■ **What this task involves**: Print exactly the lines from the first one down to the line that contains "91.1, 91.8, 92.2];", both included, and skip the pictures.

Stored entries
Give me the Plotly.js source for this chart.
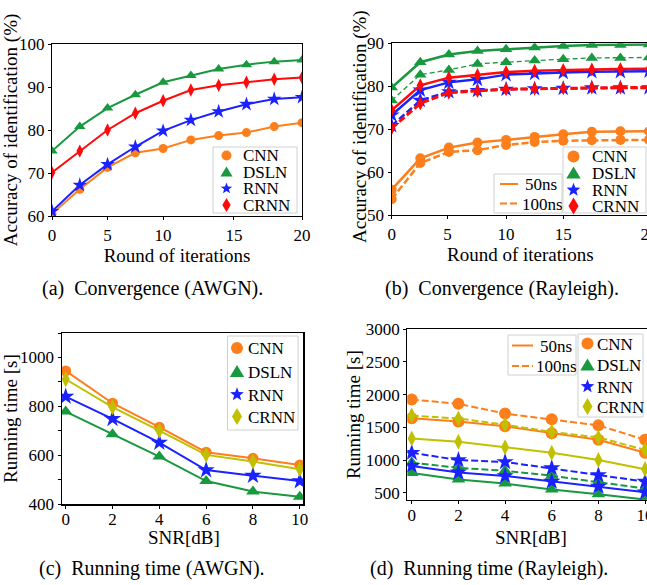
<!DOCTYPE html>
<html><head><meta charset="utf-8">
<script src="https://cdn.plot.ly/plotly-3.0.1.min.js"></script>
<style>html,body{margin:0;padding:0;overflow:hidden;background:#fff}#chart{width:660px;height:585px}</style>
</head><body><div id="chart"></div>
<script>
// ---------------- data ----------------
const models = ['CNN', 'DSLN', 'RNN', 'CRNN'];
const delaySpreads = ['50ns', '100ns'];

const roundIdx = [0, 1, 2, 3, 4, 5, 6, 7, 8, 9];
const roundTickText = ['0', '5', '10', '15', '20'];
const roundTickPosA = [0, 2, 4, 6.55, 9];
const roundTickPosB = [0, 1.95, 4, 6, 9];

const awgnAccCNN  = [60.5, 66.2, 71.3, 74.7, 75.7, 77.7, 78.7, 79.4, 80.8, 81.7];
const awgnAccDSLN = [75.1, 80.8, 85.1, 88.2, 91.1, 92.7, 94.2, 95.2, 95.9, 96.3];
const awgnAccRNN  = [61.1, 67.2, 72.0, 76.1, 79.8, 82.3, 84.3, 86.0, 87.2, 87.6];
const awgnAccCRNN = [70.1, 75.1, 80.0, 83.9, 86.8, 89.3, 90.4, 91.1, 91.8, 92.2];

const rayAccCNN50   = [55.9, 63.2, 65.7, 66.9, 67.5, 68.2, 68.8, 69.4, 69.5, 69.5];
const rayAccCNN100  = [53.7, 62.1, 64.7, 65.1, 66.3, 67.0, 67.3, 67.4, 67.5, 67.5];
const rayAccDSLN50  = [79.7, 85.6, 87.4, 88.2, 88.6, 89.0, 89.4, 89.6, 89.6, 89.7];
const rayAccDSLN100 = [76.7, 82.7, 83.8, 85.2, 85.6, 86.0, 86.3, 86.6, 86.6, 86.7];
const rayAccRNN50   = [73.3, 79.1, 80.9, 81.6, 82.7, 83.0, 83.2, 83.4, 83.4, 83.5];
const rayAccRNN100  = [70.8, 76.7, 78.7, 79.0, 79.3, 79.4, 79.5, 79.6, 79.6, 79.6];
const rayAccCRNN50  = [74.4, 80.2, 82.0, 82.6, 83.3, 83.6, 83.8, 83.9, 84.0, 84.1];
const rayAccCRNN100 = [70.2, 76.0, 78.5, 78.9, 79.3, 79.4, 79.5, 79.7, 79.7, 79.7];

const snrDb = [0, 2, 4, 6, 8, 10];
const awgnTimeCNN  = [945, 813, 715, 613, 588, 561];
const awgnTimeDSLN = [779, 686, 595, 495, 452, 431];
const awgnTimeRNN  = [840, 749, 652, 540, 517, 495];
const awgnTimeCRNN = [911, 797, 701, 602, 575, 543];

const rayTimeCNN50   = [1640, 1590, 1515, 1410, 1310, 1110];
const rayTimeCNN100  = [1925, 1860, 1710, 1625, 1530, 1310];
const rayTimeDSLN50  = [800, 700, 640, 550, 475, 395];
const rayTimeDSLN100 = [960, 880, 835, 760, 660, 565];
const rayTimeRNN50   = [910, 810, 755, 670, 595, 505];
const rayTimeRNN100  = [1110, 1000, 970, 875, 770, 670];
const rayTimeCRNN50  = [1330, 1280, 1195, 1110, 1000, 860];
const rayTimeCRNN100 = [1680, 1635, 1540, 1430, 1345, 1155];

const awgnTimeTicks = [400, 500, 600, 700, 800, 900, 1000, 1100];
const awgnTimeTickText = ['400', '', '600', '', '800', '', '1000', ''];

const titleRound = 'Round of iterations';
const titleAcc = 'Accuracy of identification (%)';
const titleSnr = 'SNR[dB]';
const titleTime = 'Running time [s]';
const captions = ['(a)  Convergence (AWGN).', '(b)  Convergence (Rayleigh).',
                  '(c)  Running time (AWGN).', '(d)  Running time (Rayleigh).'];

// ---------------- styling ----------------
const W = 660, H = 585;
const FONT = 'Liberation Serif';
const C = { CNN: '#fd7f1c', DSLN: '#18993f', RNN: '#1a22ff', CRNN: '#ff0a0a', CRNNc: '#c0c000' };
const SYM = { CNN: 'circle', DSLN: 'triangle-up', RNN: 'star', CRNN: 'diamond-tall' };
const DASH = '7px,3px';
const px = x => x / W, py = y => 1 - y / H;

function tr(x, y, xa, ya, model, color, opt) {
  opt = opt || {};
  return {
    x: x, y: y, xaxis: xa, yaxis: ya, type: 'scatter', mode: 'lines+markers',
    name: model, showlegend: false, hoverinfo: 'skip',
    line: { color: color, width: opt.lw || 2, dash: opt.dash || 'solid' },
    marker: { symbol: SYM[model], color: color, size: (opt.ms || {})[model] || 10 }
  };
}

const msA = { CNN: 9, DSLN: 10, RNN: 11, CRNN: 9.5 };
const msB = { CNN: 10, DSLN: 11, RNN: 12, CRNN: 10 };
const msC = { CNN: 11, DSLN: 12, RNN: 13, CRNN: 11.5 };
const msD = { CNN: 12, DSLN: 12, RNN: 13, CRNN: 11.5 };

const data = [
  // (a)
  tr(roundIdx, awgnAccCNN, 'x', 'y', 'CNN', C.CNN, { ms: msA }),
  tr(roundIdx, awgnAccDSLN, 'x', 'y', 'DSLN', C.DSLN, { ms: msA }),
  tr(roundIdx, awgnAccRNN, 'x', 'y', 'RNN', C.RNN, { ms: msA }),
  tr(roundIdx, awgnAccCRNN, 'x', 'y', 'CRNN', C.CRNN, { ms: msA }),
  // (b)
  tr(roundIdx, rayAccCNN50, 'x2', 'y2', 'CNN', C.CNN, { ms: msB, lw: 2.5 }),
  tr(roundIdx, rayAccCNN100, 'x2', 'y2', 'CNN', C.CNN, { ms: msB, lw: 2.5, dash: DASH }),
  tr(roundIdx, rayAccDSLN50, 'x2', 'y2', 'DSLN', C.DSLN, { ms: msB, lw: 2.5 }),
  tr(roundIdx, rayAccDSLN100, 'x2', 'y2', 'DSLN', C.DSLN, { ms: msB, lw: 1.3, dash: '5px,3px' }),
  tr(roundIdx, rayAccRNN50, 'x2', 'y2', 'RNN', C.RNN, { ms: msB, lw: 2.5 }),
  tr(roundIdx, rayAccRNN100, 'x2', 'y2', 'RNN', C.RNN, { ms: msB, lw: 2.5, dash: DASH }),
  tr(roundIdx, rayAccCRNN50, 'x2', 'y2', 'CRNN', C.CRNN, { ms: msB, lw: 2.5 }),
  tr(roundIdx, rayAccCRNN100, 'x2', 'y2', 'CRNN', C.CRNN, { ms: msB, lw: 3, dash: DASH }),
  // (c)
  tr(snrDb, awgnTimeCNN, 'x3', 'y3', 'CNN', C.CNN, { ms: msC }),
  tr(snrDb, awgnTimeDSLN, 'x3', 'y3', 'DSLN', C.DSLN, { ms: msC }),
  tr(snrDb, awgnTimeRNN, 'x3', 'y3', 'RNN', C.RNN, { ms: msC }),
  tr(snrDb, awgnTimeCRNN, 'x3', 'y3', 'CRNN', C.CRNNc, { ms: msC }),
  // (d)
  tr(snrDb, rayTimeCNN50, 'x4', 'y4', 'CNN', C.CNN, { ms: msD }),
  tr(snrDb, rayTimeCNN100, 'x4', 'y4', 'CNN', C.CNN, { ms: msD, dash: DASH }),
  tr(snrDb, rayTimeDSLN50, 'x4', 'y4', 'DSLN', C.DSLN, { ms: msD }),
  tr(snrDb, rayTimeDSLN100, 'x4', 'y4', 'DSLN', C.DSLN, { ms: msD, dash: DASH }),
  tr(snrDb, rayTimeRNN50, 'x4', 'y4', 'RNN', C.RNN, { ms: msD }),
  tr(snrDb, rayTimeRNN100, 'x4', 'y4', 'RNN', C.RNN, { ms: msD, dash: DASH }),
  tr(snrDb, rayTimeCRNN50, 'x4', 'y4', 'CRNN', C.CRNNc, { ms: msD }),
  tr(snrDb, rayTimeCRNN100, 'x4', 'y4', 'CRNN', C.CRNNc, { ms: msD, dash: DASH })
];

function axis(dom, extra) {
  return Object.assign({
    domain: dom, showline: true, mirror: true, linecolor: '#000', linewidth: 1.2,
    ticks: 'outside', ticklen: 3, tickcolor: '#000', showgrid: false, zeroline: false,
    tickfont: { family: FONT, size: 17, color: '#000' }, fixedrange: true
  }, extra);
}
function title(t, standoff) { return { text: t, standoff: standoff, font: { family: FONT, size: 19, color: '#000' } }; }

// ---- legend helpers (symbols drawn as pixel-sized shapes) ----
const shapes = [], annotations = [];
function box(x0, y0, x1, y1) {
  shapes.push({ type: 'rect', xref: 'paper', yref: 'paper', x0: px(x0), x1: px(x1), y0: py(y1), y1: py(y0),
    line: { color: '#d0d0d0', width: 1 }, fillcolor: 'rgba(255,255,255,0.85)', layer: 'above' });
}
function starPath(R) {
  const r = R * 0.42; let p = '';
  for (let i = 0; i < 10; i++) {
    const a = Math.PI / 2 + i * Math.PI / 5, rr = i % 2 ? r : R;
    p += (i ? 'L' : 'M') + (rr * Math.cos(a)).toFixed(2) + ',' + (rr * Math.sin(a)).toFixed(2);
  }
  return p + 'Z';
}
function sym(model, color, cx, cy, s) {
  const base = { xref: 'paper', yref: 'paper', xsizemode: 'pixel', ysizemode: 'pixel',
    xanchor: px(cx), yanchor: py(cy), fillcolor: color, line: { width: 0 }, layer: 'above' };
  if (model === 'CNN') {
    shapes.push(Object.assign(base, { type: 'circle', x0: -s / 2, x1: s / 2, y0: -s / 2, y1: s / 2 }));
  } else if (model === 'DSLN') {
    shapes.push(Object.assign(base, { type: 'path', path: `M0,${0.55 * s}L${-0.6 * s},${-0.45 * s}L${0.6 * s},${-0.45 * s}Z` }));
  } else if (model === 'RNN') {
    shapes.push(Object.assign(base, { type: 'path', path: starPath(s * 0.6) }));
  } else {
    shapes.push(Object.assign(base, { type: 'path', path: `M0,${0.7 * s}L${-0.42 * s},0L0,${-0.7 * s}L${0.42 * s},0Z` }));
  }
}
function label(t, x, y) {
  annotations.push({ text: t, xref: 'paper', yref: 'paper', x: px(x), y: py(y), xanchor: 'left', yanchor: 'middle',
    height: 16, valign: 'middle', showarrow: false, font: { family: FONT, size: 17, color: '#000' } });
}
function freeTitle(t, x, y, angle) {
  annotations.push({ text: t, xref: 'paper', yref: 'paper', x: px(x), y: py(y), xanchor: 'center', yanchor: 'middle',
    textangle: angle || 0, showarrow: false, font: { family: FONT, size: 19, color: '#000' } });
}
function lineSample(x0, x1, y, dash) {
  shapes.push({ type: 'line', xref: 'paper', yref: 'paper', x0: px(x0), x1: px(x1), y0: py(y), y1: py(y),
    line: { color: C.CNN, width: 2, dash: dash }, layer: 'above' });
}
function markerLegend(x0, y0, x1, y1, symX, textX, rows, colors, s) {
  box(x0, y0, x1, y1);
  models.forEach((m, i) => { sym(m, colors[i], symX, rows[i], s); label(m, textX, rows[i]); });
}

// (a)
markerLegend(213, 147, 297, 213, 226.5, 241, [155.5, 172, 188.5, 205], [C.CNN, C.DSLN, C.RNN, C.CRNN], 10);
// (b)
box(494, 174, 562, 213);
lineSample(500, 518, 184, 'solid'); label(delaySpreads[0], 523, 184);
lineSample(500, 518, 203.5, DASH); label(delaySpreads[1], 520, 203.5);
markerLegend(563, 147, 646, 213, 573.5, 590, [156.5, 173, 190, 206], [C.CNN, C.DSLN, C.RNN, C.CRNN], 12);
// (c)
markerLegend(227.5, 336, 298, 430, 237, 246, [348, 371.5, 394.5, 416.5], [C.CNN, C.DSLN, C.RNN, C.CRNNc], 12);
// (d)
box(508, 335, 576, 375);
lineSample(512, 533, 345.5, 'solid'); label(delaySpreads[0], 538, 345.5);
lineSample(512, 533, 366, DASH); label(delaySpreads[1], 534, 366);
markerLegend(578, 334, 643, 417, 587.5, 595, [343.5, 365, 386.5, 406.5], [C.CNN, C.DSLN, C.RNN, C.CRNNc], 12);

// axis titles that sit closer to their axes than Plotly's minimum standoff
freeTitle(titleAcc, 360, 127, -90);
freeTitle(titleSnr, 184, 537);
freeTitle(titleSnr, 531, 537);

// captions
[[captions[0], 152, 288], [captions[1], 502, 288], [captions[2], 152, 568], [captions[3], 489, 568]].forEach(c => {
  annotations.push({ text: c[0], xref: 'paper', yref: 'paper', x: px(c[1]), y: py(c[2]), xanchor: 'center', yanchor: 'middle',
    showarrow: false, font: { family: FONT, size: 20, color: '#000' } });
});

const layout = {
  width: W, height: H, margin: { l: 0, r: 0, t: 0, b: 0 },
  paper_bgcolor: '#fff', plot_bgcolor: '#fff', showlegend: false,
  font: { family: FONT, color: '#000' },
  xaxis: axis([px(52), px(302)], { anchor: 'y', range: [0, 9], tickvals: roundTickPosA, ticktext: roundTickText, title: title(titleRound, 3) }),
  yaxis: axis([py(216), py(44)], { anchor: 'x', range: [60, 100], tickvals: [60, 70, 80, 90, 100], title: title(titleAcc, 0) }),
  xaxis2: axis([px(391.7), px(649)], { anchor: 'y2', range: [0, 9], tickvals: roundTickPosB, ticktext: roundTickText, title: title(titleRound, 3) }),
  yaxis2: axis([py(215), py(43.3)], { anchor: 'x2', range: [50, 90], tickvals: [50, 60, 70, 80, 90] }),
  xaxis3: axis([px(61.7), px(303.3)], { anchor: 'y3', range: [-0.17, 10.15], tickvals: snrDb, ticklabelstandoff: -4 }),
  yaxis3: axis([py(504.3), py(333)], { anchor: 'x3', range: [400, 1100], tickvals: awgnTimeTicks, ticktext: awgnTimeTickText, title: title(titleTime, 0) }),
  xaxis4: axis([px(407.3), px(649.5)], { anchor: 'y4', range: [-0.19, 10.19], tickvals: snrDb, ticklabelstandoff: -4 }),
  yaxis4: axis([py(500), py(329.3)], { anchor: 'x4', range: [388, 3000], tickvals: [500, 1000, 1500, 2000, 2500, 3000], title: title(titleTime, 0) }),
  shapes: shapes, annotations: annotations
};

Plotly.newPlot('chart', data, layout, { staticPlot: true, displayModeBar: false });
</script></body></html>
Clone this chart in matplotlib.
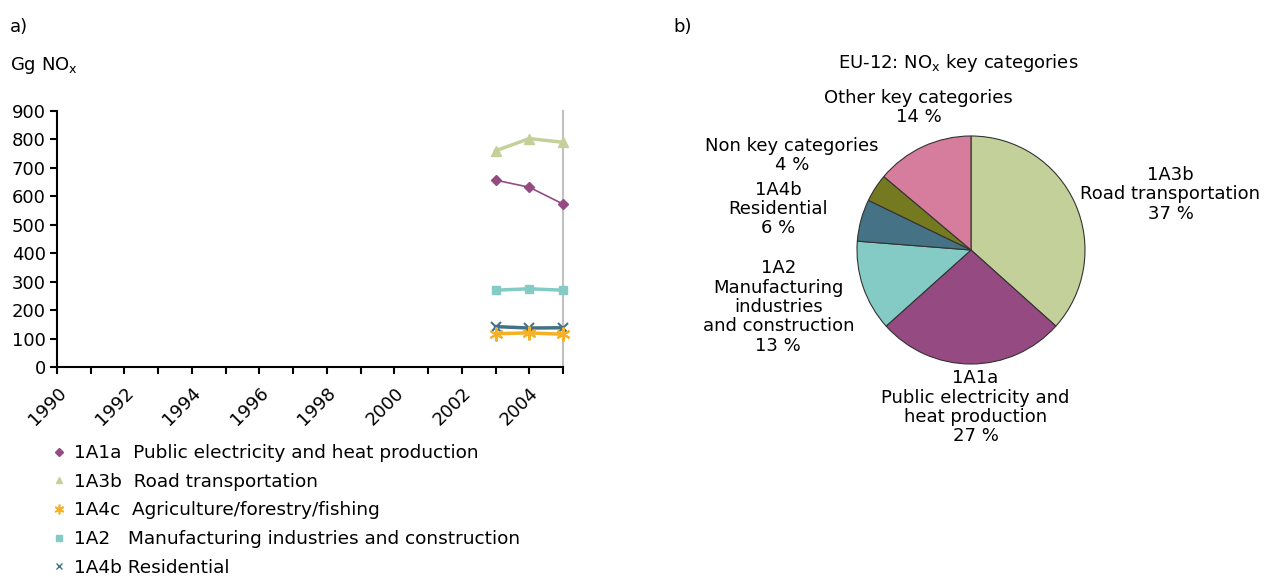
import matplotlib
matplotlib.use("Agg")
import matplotlib.pyplot as plt
from matplotlib.lines import Line2D

plt.rcParams['font.family'] = ['DejaVu Sans']
FS = 13

# ---- data: panel a) ----
years = [2003, 2004, 2005]
public_elec = [657, 632, 573]
road = [760, 803, 790]
agriculture = [117, 120, 115]
manufacturing = [270, 275, 270]
residential = [142, 137, 138]

# ---- data: panel b) ----
pie_labels = ["1A3b\nRoad transportation\n37 %",
              "1A1a\nPublic electricity and\nheat production\n27 %",
              "1A2\nManufacturing\nindustries\nand construction\n13 %",
              "1A4b\nResidential\n6 %",
              "Non key categories\n4 %",
              "Other key categories\n14 %"]
pie_values = [37, 27, 13, 6, 4, 14]

PURPLE = "#954B82"
GREEN = "#C4D09A"
YELLOW = "#F5B025"
TEAL = "#84CBC5"
BLUE = "#457385"
OLIVE = "#757A21"
PINK = "#D67C9C"

fig = plt.figure(figsize=(12.65, 5.77), dpi=100)

# ---------- panel a ----------
ax = fig.add_axes([57 / 1265, 1 - 367 / 577, 506 / 1265, 256 / 577])
ax.plot(years, public_elec, color=PURPLE, marker='D', markersize=5, lw=1.2, clip_on=False, zorder=4)
ax.plot(years, road, color=GREEN, marker='^', markersize=7, lw=2.5, clip_on=False, zorder=4)
ax.plot(years, manufacturing, color=TEAL, marker='s', markersize=6, lw=2.5, clip_on=False, zorder=4)
ax.plot(years, residential, color=BLUE, marker='x', markersize=7, mew=1.5, lw=2.5, clip_on=False, zorder=4)
ax.plot(years, agriculture, color=YELLOW, marker=(6, 2, 0), markersize=10, mew=1.5, lw=2.5, clip_on=False, zorder=5)

ax.set_xlim(1990, 2005)
ax.set_ylim(0, 900)
ax.set_yticks(range(0, 901, 100))
ax.set_xticks(range(1990, 2006))
ax.set_xticklabels([str(y) if (y % 2 == 0 and y < 2005) else "" for y in range(1990, 2006)],
                   rotation=45, ha='right', rotation_mode='anchor')
ax.tick_params(axis='both', labelsize=FS, direction='out', length=5, width=1.5, pad=3)
ax.tick_params(axis='x', pad=7)
ax.spines['top'].set_visible(False)
ax.spines['right'].set_color("#C0C0C0")
ax.spines['right'].set_linewidth(1.5)
ax.spines['left'].set_linewidth(1.5)
ax.spines['bottom'].set_linewidth(1.5)

fig.text(10 / 1265, 1 - 27 / 577, "a)", fontsize=FS, va='center', ha='left')
fig.text(10 / 1265, 1 - 65 / 577, r"Gg NO$_\mathregular{x}$", fontsize=FS, va='center', ha='left')

handles = [
    Line2D([], [], color=PURPLE, marker='D', markersize=4, ls='none'),
    Line2D([], [], color=GREEN, marker='^', markersize=5, ls='none'),
    Line2D([], [], color=YELLOW, marker=(6, 2, 0), markersize=7, mew=1.2, ls='none'),
    Line2D([], [], color=TEAL, marker='s', markersize=5, ls='none'),
    Line2D([], [], color=BLUE, marker='x', markersize=5, mew=1, ls='none'),
]
names = ["1A1a  Public electricity and heat production",
         "1A3b  Road transportation",
         "1A4c  Agriculture/forestry/fishing",
         "1A2   Manufacturing industries and construction",
         "1A4b Residential"]
fig.legend(handles, names, loc='upper left', bbox_to_anchor=(52 / 1265, 1 - 444 / 577),
           frameon=False, fontsize=13.3, handlelength=0.8, handletextpad=0.4,
           labelspacing=0.58, borderpad=0, borderaxespad=0)

# ---------- panel b ----------
fig.text(673 / 1265, 1 - 27 / 577, "b)", fontsize=FS, va='center', ha='left')
fig.text(958 / 1265, 1 - 63 / 577, r"EU-12: NO$_\mathregular{x}$ key categories", fontsize=FS,
         va='center', ha='center')

R = 114
pax = fig.add_axes([(971 - 2 * R) / 1265, 1 - (250 + 2 * R) / 577, 4 * R / 1265, 4 * R / 577])
wedges, _ = pax.pie(pie_values, colors=[GREEN, PURPLE, TEAL, BLUE, OLIVE, PINK],
                    startangle=90, counterclock=False, radius=1,
                    wedgeprops=dict(edgecolor="#333333", linewidth=0.8))
pax.set_xlim(-2, 2)
pax.set_ylim(-2, 2)
pax.axis('off')

label_xy = [(1.75, 0.49), (0.04, -1.38), (-1.69, -0.5), (-1.69, 0.36), (-1.57, 0.83), (-0.46, 1.25)]
for lab, (lx, ly) in zip(pie_labels, label_xy):
    pax.text(lx, ly, lab, ha='center', va='center', fontsize=FS, linespacing=1.1, clip_on=False)

fig.savefig("out.png", dpi=100)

■ **Task response**:
Give me the Plotly.js source for this chart.
<!DOCTYPE html>
<html><head><meta charset="utf-8">
<script src="https://cdn.plot.ly/plotly-3.0.1.min.js"></script>
<style>html,body{margin:0;padding:0;overflow:hidden;background:#fff}#chart{width:660px;height:585px}</style>
</head><body><div id="chart"></div>
<script>
// ---------------- data ----------------
const models = ['CNN', 'DSLN', 'RNN', 'CRNN'];
const delaySpreads = ['50ns', '100ns'];

const roundIdx = [0, 1, 2, 3, 4, 5, 6, 7, 8, 9];
const roundTickText = ['0', '5', '10', '15', '20'];
const roundTickPosA = [0, 2, 4, 6.55, 9];
const roundTickPosB = [0, 1.95, 4, 6, 9];

const awgnAccCNN  = [60.5, 66.2, 71.3, 74.7, 75.7, 77.7, 78.7, 79.4, 80.8, 81.7];
const awgnAccDSLN = [75.1, 80.8, 85.1, 88.2, 91.1, 92.7, 94.2, 95.2, 95.9, 96.3];
const awgnAccRNN  = [61.1, 67.2, 72.0, 76.1, 79.8, 82.3, 84.3, 86.0, 87.2, 87.6];
const awgnAccCRNN = [70.1, 75.1, 80.0, 83.9, 86.8, 89.3, 90.4, 91.1, 91.8, 92.2];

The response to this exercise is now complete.